- [Aim]:
Set down the data below without change, skipping the pictures it holds.
— BEGIN —
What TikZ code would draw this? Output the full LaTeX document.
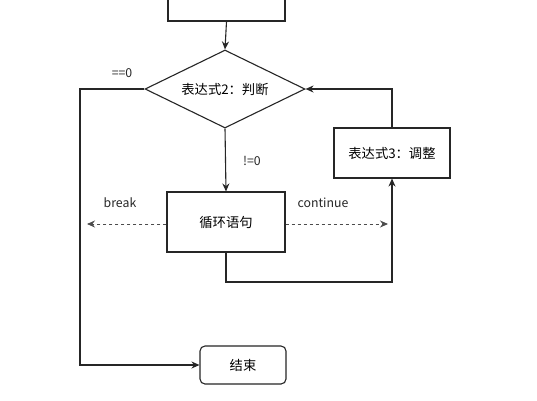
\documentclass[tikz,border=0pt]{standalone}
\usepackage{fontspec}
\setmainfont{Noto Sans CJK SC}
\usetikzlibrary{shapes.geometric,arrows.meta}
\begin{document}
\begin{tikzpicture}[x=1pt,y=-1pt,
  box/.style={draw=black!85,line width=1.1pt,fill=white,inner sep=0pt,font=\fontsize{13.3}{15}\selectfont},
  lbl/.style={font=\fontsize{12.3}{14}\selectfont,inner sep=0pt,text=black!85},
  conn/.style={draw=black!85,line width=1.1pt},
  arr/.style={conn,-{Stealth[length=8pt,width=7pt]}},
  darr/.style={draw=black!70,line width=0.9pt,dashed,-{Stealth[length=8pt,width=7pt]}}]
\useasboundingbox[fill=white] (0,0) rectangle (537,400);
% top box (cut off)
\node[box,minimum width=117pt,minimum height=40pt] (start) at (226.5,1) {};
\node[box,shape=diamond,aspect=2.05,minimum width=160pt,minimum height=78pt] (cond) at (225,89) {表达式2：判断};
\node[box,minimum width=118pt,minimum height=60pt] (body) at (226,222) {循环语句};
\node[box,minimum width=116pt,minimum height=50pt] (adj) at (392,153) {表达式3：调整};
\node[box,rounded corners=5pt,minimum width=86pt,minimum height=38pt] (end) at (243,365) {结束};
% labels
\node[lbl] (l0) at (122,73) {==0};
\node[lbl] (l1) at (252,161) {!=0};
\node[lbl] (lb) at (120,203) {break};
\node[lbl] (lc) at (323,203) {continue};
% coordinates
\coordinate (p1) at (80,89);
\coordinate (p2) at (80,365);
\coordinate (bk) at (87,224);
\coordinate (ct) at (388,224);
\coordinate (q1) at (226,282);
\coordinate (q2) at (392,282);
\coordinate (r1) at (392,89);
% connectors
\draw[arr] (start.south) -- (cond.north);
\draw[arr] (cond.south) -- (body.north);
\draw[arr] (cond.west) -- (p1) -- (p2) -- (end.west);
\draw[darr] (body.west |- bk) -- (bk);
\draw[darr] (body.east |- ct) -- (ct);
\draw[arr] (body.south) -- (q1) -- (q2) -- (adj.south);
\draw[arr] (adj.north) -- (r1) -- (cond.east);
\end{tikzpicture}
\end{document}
— END —
- [Solution to this problem]:
What TikZ code would draw this? Output the full LaTeX document.
\documentclass[tikz,border=0pt]{standalone}
\usepackage{fontspec}
\setmainfont{Noto Sans CJK SC}
\usetikzlibrary{shapes.geometric,arrows.meta}
\begin{document}
\begin{tikzpicture}[x=1pt,y=-1pt,
  box/.style={draw=black!85,line width=1.1pt,fill=white,inner sep=0pt,font=\fontsize{13.3}{15}\selectfont},
  lbl/.style={font=\fontsize{12.3}{14}\selectfont,inner sep=0pt,text=black!85},
  conn/.style={draw=black!85,line width=1.1pt},
  arr/.style={conn,-{Stealth[length=8pt,width=7pt]}},
  darr/.style={draw=black!70,line width=0.9pt,dashed,-{Stealth[length=8pt,width=7pt]}}]
\useasboundingbox[fill=white] (0,0) rectangle (537,400);
% top box (cut off)
\node[box,minimum width=117pt,minimum height=40pt] (start) at (226.5,1) {};
\node[box,shape=diamond,aspect=2.05,minimum width=160pt,minimum height=78pt] (cond) at (225,89) {表达式2：判断};
\node[box,minimum width=118pt,minimum height=60pt] (body) at (226,222) {循环语句};
\node[box,minimum width=116pt,minimum height=50pt] (adj) at (392,153) {表达式3：调整};
\node[box,rounded corners=5pt,minimum width=86pt,minimum height=38pt] (end) at (243,365) {结束};
% labels
\node[lbl] (l0) at (122,73) {==0};
\node[lbl] (l1) at (252,161) {!=0};
\node[lbl] (lb) at (120,203) {break};
\node[lbl] (lc) at (323,203) {continue};
% coordinates
\coordinate (p1) at (80,89);
\coordinate (p2) at (80,365);
\coordinate (bk) at (87,224);
\coordinate (ct) at (388,224);
\coordinate (q1) at (226,282);
\coordinate (q2) at (392,282);
\coordinate (r1) at (392,89);
% connectors
\draw[arr] (start.south) -- (cond.north);
\draw[arr] (cond.south) -- (body.north);
\draw[arr] (cond.west) -- (p1) -- (p2) -- (end.west);
\draw[darr] (body.west |- bk) -- (bk);
\draw[darr] (body.east |- ct) -- (ct);
\draw[arr] (body.south) -- (q1) -- (q2) -- (adj.south);
\draw[arr] (adj.north) -- (r1) -- (cond.east);
\end{tikzpicture}
\end{document}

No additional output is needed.